Go through the data and copy every line exactly, but not the images.

◆ ◆ ◆ ◆

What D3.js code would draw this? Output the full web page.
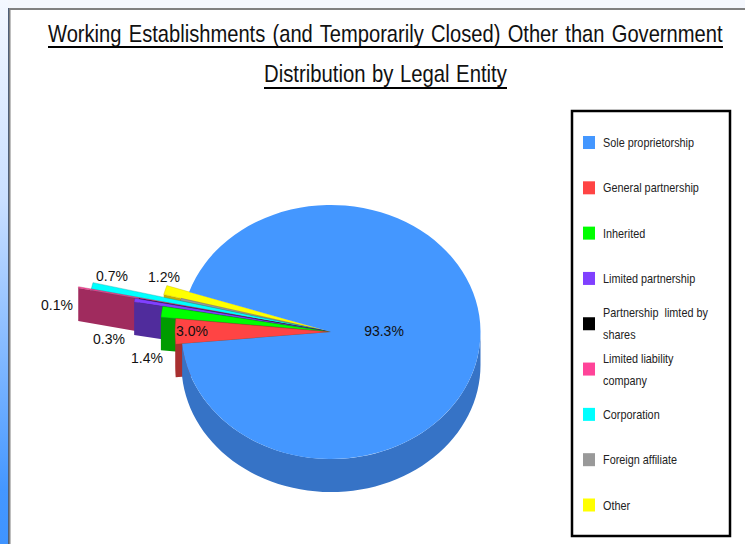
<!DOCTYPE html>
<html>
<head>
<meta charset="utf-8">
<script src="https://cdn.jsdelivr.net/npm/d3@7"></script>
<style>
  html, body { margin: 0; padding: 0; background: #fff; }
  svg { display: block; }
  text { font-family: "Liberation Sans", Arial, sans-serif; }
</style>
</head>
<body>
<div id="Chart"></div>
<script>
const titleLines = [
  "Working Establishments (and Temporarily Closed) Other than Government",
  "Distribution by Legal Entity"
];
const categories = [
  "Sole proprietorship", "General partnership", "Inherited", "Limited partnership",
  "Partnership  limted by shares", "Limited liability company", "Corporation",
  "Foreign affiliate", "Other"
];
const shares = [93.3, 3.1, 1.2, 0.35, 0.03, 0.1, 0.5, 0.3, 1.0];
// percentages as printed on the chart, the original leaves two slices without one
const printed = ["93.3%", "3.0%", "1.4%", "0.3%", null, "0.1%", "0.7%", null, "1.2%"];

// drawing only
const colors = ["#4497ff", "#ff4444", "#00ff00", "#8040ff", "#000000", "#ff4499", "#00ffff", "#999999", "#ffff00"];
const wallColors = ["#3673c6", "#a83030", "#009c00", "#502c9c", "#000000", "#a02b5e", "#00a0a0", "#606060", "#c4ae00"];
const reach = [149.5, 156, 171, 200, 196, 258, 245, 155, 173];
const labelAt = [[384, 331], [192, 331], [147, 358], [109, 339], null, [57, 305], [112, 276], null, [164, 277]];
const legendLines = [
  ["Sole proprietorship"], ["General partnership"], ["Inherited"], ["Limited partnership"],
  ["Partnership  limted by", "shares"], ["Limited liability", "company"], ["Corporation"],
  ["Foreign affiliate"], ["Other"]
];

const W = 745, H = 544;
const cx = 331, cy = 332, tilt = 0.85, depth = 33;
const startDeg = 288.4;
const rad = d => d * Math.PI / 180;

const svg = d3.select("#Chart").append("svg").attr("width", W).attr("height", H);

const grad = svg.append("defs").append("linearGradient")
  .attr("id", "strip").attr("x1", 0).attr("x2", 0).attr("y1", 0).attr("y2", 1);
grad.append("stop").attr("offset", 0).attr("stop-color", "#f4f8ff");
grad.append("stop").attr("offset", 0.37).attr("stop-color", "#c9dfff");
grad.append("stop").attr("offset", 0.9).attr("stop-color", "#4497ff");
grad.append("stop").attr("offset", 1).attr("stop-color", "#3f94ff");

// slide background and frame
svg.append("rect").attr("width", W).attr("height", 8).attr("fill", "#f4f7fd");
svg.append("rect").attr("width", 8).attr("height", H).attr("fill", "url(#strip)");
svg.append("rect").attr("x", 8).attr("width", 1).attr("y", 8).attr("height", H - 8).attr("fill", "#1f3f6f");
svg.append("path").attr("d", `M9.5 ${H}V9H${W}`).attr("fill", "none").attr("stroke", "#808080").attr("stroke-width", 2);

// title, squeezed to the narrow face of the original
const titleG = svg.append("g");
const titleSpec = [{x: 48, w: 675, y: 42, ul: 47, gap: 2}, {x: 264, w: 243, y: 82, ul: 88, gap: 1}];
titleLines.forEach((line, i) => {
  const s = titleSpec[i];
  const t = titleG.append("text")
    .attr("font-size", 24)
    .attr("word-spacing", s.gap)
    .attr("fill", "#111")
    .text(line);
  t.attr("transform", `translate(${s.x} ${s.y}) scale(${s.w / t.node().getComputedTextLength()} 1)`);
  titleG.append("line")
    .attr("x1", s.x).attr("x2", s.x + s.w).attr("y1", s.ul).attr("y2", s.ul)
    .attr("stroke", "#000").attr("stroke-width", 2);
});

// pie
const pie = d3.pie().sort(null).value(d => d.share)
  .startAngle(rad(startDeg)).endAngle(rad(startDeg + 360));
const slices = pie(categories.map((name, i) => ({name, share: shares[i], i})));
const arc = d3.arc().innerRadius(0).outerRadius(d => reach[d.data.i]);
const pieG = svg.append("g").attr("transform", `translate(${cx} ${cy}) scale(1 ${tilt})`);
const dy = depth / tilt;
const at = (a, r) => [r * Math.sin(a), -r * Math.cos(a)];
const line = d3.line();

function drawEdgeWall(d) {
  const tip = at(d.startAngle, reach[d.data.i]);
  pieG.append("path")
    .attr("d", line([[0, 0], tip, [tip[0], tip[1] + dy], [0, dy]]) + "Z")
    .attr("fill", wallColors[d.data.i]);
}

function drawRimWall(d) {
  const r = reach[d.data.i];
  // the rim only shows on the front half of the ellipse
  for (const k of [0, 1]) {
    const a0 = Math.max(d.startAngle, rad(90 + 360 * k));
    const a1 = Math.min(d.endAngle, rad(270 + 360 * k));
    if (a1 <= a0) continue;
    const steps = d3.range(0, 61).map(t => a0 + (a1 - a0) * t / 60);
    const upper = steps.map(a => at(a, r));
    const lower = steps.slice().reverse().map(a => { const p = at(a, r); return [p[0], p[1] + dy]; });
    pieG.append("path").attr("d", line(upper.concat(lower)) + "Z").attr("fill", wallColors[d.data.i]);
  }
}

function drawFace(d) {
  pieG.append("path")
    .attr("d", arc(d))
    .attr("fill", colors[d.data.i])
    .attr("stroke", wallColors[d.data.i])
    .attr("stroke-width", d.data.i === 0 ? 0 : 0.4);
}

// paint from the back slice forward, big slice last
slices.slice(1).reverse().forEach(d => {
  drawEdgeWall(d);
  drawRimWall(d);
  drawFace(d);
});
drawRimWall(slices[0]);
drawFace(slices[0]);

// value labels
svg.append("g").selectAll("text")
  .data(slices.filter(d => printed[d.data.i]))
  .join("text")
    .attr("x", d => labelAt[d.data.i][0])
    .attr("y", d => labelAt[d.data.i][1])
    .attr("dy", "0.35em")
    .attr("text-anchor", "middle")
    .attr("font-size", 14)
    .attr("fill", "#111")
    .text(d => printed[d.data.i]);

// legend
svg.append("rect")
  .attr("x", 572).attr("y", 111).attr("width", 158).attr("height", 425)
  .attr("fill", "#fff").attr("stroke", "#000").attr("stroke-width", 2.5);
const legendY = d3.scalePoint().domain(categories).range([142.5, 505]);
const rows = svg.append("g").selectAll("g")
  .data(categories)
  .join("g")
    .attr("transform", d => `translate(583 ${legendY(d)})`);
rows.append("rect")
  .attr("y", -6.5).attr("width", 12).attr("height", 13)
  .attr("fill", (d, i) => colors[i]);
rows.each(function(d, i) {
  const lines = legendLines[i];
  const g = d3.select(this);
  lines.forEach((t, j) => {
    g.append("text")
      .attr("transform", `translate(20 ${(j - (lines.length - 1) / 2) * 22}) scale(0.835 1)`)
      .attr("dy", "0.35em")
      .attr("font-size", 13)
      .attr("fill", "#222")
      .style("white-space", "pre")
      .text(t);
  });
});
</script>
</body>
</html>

◆ ◆ ◆ ◆

EXERCISE RESPONSE:
What D3.js code would draw this? Output the full web page.
<!DOCTYPE html>
<html>
<head>
<meta charset="utf-8">
<script src="https://cdn.jsdelivr.net/npm/d3@7"></script>
<style>
  html, body { margin: 0; padding: 0; background: #fff; }
  svg { display: block; }
  text { font-family: "Liberation Sans", Arial, sans-serif; }
</style>
</head>
<body>
<div id="Chart"></div>
<script>
const titleLines = [
  "Working Establishments (and Temporarily Closed) Other than Government",
  "Distribution by Legal Entity"
];
const categories = [
  "Sole proprietorship", "General partnership", "Inherited", "Limited partnership",
  "Partnership  limted by shares", "Limited liability company", "Corporation",
  "Foreign affiliate", "Other"
];
const shares = [93.3, 3.1, 1.2, 0.35, 0.03, 0.1, 0.5, 0.3, 1.0];
// percentages as printed on the chart, the original leaves two slices without one
const printed = ["93.3%", "3.0%", "1.4%", "0.3%", null, "0.1%", "0.7%", null, "1.2%"];

// drawing only
const colors = ["#4497ff", "#ff4444", "#00ff00", "#8040ff", "#000000", "#ff4499", "#00ffff", "#999999", "#ffff00"];
const wallColors = ["#3673c6", "#a83030", "#009c00", "#502c9c", "#000000", "#a02b5e", "#00a0a0", "#606060", "#c4ae00"];
const reach = [149.5, 156, 171, 200, 196, 258, 245, 155, 173];
const labelAt = [[384, 331], [192, 331], [147, 358], [109, 339], null, [57, 305], [112, 276], null, [164, 277]];
const legendLines = [
  ["Sole proprietorship"], ["General partnership"], ["Inherited"], ["Limited partnership"],
  ["Partnership  limted by", "shares"], ["Limited liability", "company"], ["Corporation"],
  ["Foreign affiliate"], ["Other"]
];

const W = 745, H = 544;
const cx = 331, cy = 332, tilt = 0.85, depth = 33;
const startDeg = 288.4;
const rad = d => d * Math.PI / 180;

const svg = d3.select("#Chart").append("svg").attr("width", W).attr("height", H);

const grad = svg.append("defs").append("linearGradient")
  .attr("id", "strip").attr("x1", 0).attr("x2", 0).attr("y1", 0).attr("y2", 1);
grad.append("stop").attr("offset", 0).attr("stop-color", "#f4f8ff");
grad.append("stop").attr("offset", 0.37).attr("stop-color", "#c9dfff");
grad.append("stop").attr("offset", 0.9).attr("stop-color", "#4497ff");
grad.append("stop").attr("offset", 1).attr("stop-color", "#3f94ff");

// slide background and frame
svg.append("rect").attr("width", W).attr("height", 8).attr("fill", "#f4f7fd");
svg.append("rect").attr("width", 8).attr("height", H).attr("fill", "url(#strip)");
svg.append("rect").attr("x", 8).attr("width", 1).attr("y", 8).attr("height", H - 8).attr("fill", "#1f3f6f");
svg.append("path").attr("d", `M9.5 ${H}V9H${W}`).attr("fill", "none").attr("stroke", "#808080").attr("stroke-width", 2);

// title, squeezed to the narrow face of the original
const titleG = svg.append("g");
const titleSpec = [{x: 48, w: 675, y: 42, ul: 47, gap: 2}, {x: 264, w: 243, y: 82, ul: 88, gap: 1}];
titleLines.forEach((line, i) => {
  const s = titleSpec[i];
  const t = titleG.append("text")
    .attr("font-size", 24)
    .attr("word-spacing", s.gap)
    .attr("fill", "#111")
    .text(line);
  t.attr("transform", `translate(${s.x} ${s.y}) scale(${s.w / t.node().getComputedTextLength()} 1)`);
  titleG.append("line")
    .attr("x1", s.x).attr("x2", s.x + s.w).attr("y1", s.ul).attr("y2", s.ul)
    .attr("stroke", "#000").attr("stroke-width", 2);
});

// pie
const pie = d3.pie().sort(null).value(d => d.share)
  .startAngle(rad(startDeg)).endAngle(rad(startDeg + 360));
const slices = pie(categories.map((name, i) => ({name, share: shares[i], i})));
const arc = d3.arc().innerRadius(0).outerRadius(d => reach[d.data.i]);
const pieG = svg.append("g").attr("transform", `translate(${cx} ${cy}) scale(1 ${tilt})`);
const dy = depth / tilt;
const at = (a, r) => [r * Math.sin(a), -r * Math.cos(a)];
const line = d3.line();

function drawEdgeWall(d) {
  const tip = at(d.startAngle, reach[d.data.i]);
  pieG.append("path")
    .attr("d", line([[0, 0], tip, [tip[0], tip[1] + dy], [0, dy]]) + "Z")
    .attr("fill", wallColors[d.data.i]);
}

function drawRimWall(d) {
  const r = reach[d.data.i];
  // the rim only shows on the front half of the ellipse
  for (const k of [0, 1]) {
    const a0 = Math.max(d.startAngle, rad(90 + 360 * k));
    const a1 = Math.min(d.endAngle, rad(270 + 360 * k));
    if (a1 <= a0) continue;
    const steps = d3.range(0, 61).map(t => a0 + (a1 - a0) * t / 60);
    const upper = steps.map(a => at(a, r));
    const lower = steps.slice().reverse().map(a => { const p = at(a, r); return [p[0], p[1] + dy]; });
    pieG.append("path").attr("d", line(upper.concat(lower)) + "Z").attr("fill", wallColors[d.data.i]);
  }
}

function drawFace(d) {
  pieG.append("path")
    .attr("d", arc(d))
    .attr("fill", colors[d.data.i])
    .attr("stroke", wallColors[d.data.i])
    .attr("stroke-width", d.data.i === 0 ? 0 : 0.4);
}

// paint from the back slice forward, big slice last
slices.slice(1).reverse().forEach(d => {
  drawEdgeWall(d);
  drawRimWall(d);
  drawFace(d);
});
drawRimWall(slices[0]);
drawFace(slices[0]);

// value labels
svg.append("g").selectAll("text")
  .data(slices.filter(d => printed[d.data.i]))
  .join("text")
    .attr("x", d => labelAt[d.data.i][0])
    .attr("y", d => labelAt[d.data.i][1])
    .attr("dy", "0.35em")
    .attr("text-anchor", "middle")
    .attr("font-size", 14)
    .attr("fill", "#111")
    .text(d => printed[d.data.i]);

// legend
svg.append("rect")
  .attr("x", 572).attr("y", 111).attr("width", 158).attr("height", 425)
  .attr("fill", "#fff").attr("stroke", "#000").attr("stroke-width", 2.5);
const legendY = d3.scalePoint().domain(categories).range([142.5, 505]);
const rows = svg.append("g").selectAll("g")
  .data(categories)
  .join("g")
    .attr("transform", d => `translate(583 ${legendY(d)})`);
rows.append("rect")
  .attr("y", -6.5).attr("width", 12).attr("height", 13)
  .attr("fill", (d, i) => colors[i]);
rows.each(function(d, i) {
  const lines = legendLines[i];
  const g = d3.select(this);
  lines.forEach((t, j) => {
    g.append("text")
      .attr("transform", `translate(20 ${(j - (lines.length - 1) / 2) * 22}) scale(0.835 1)`)
      .attr("dy", "0.35em")
      .attr("font-size", 13)
      .attr("fill", "#222")
      .style("white-space", "pre")
      .text(t);
  });
});
</script>
</body>
</html>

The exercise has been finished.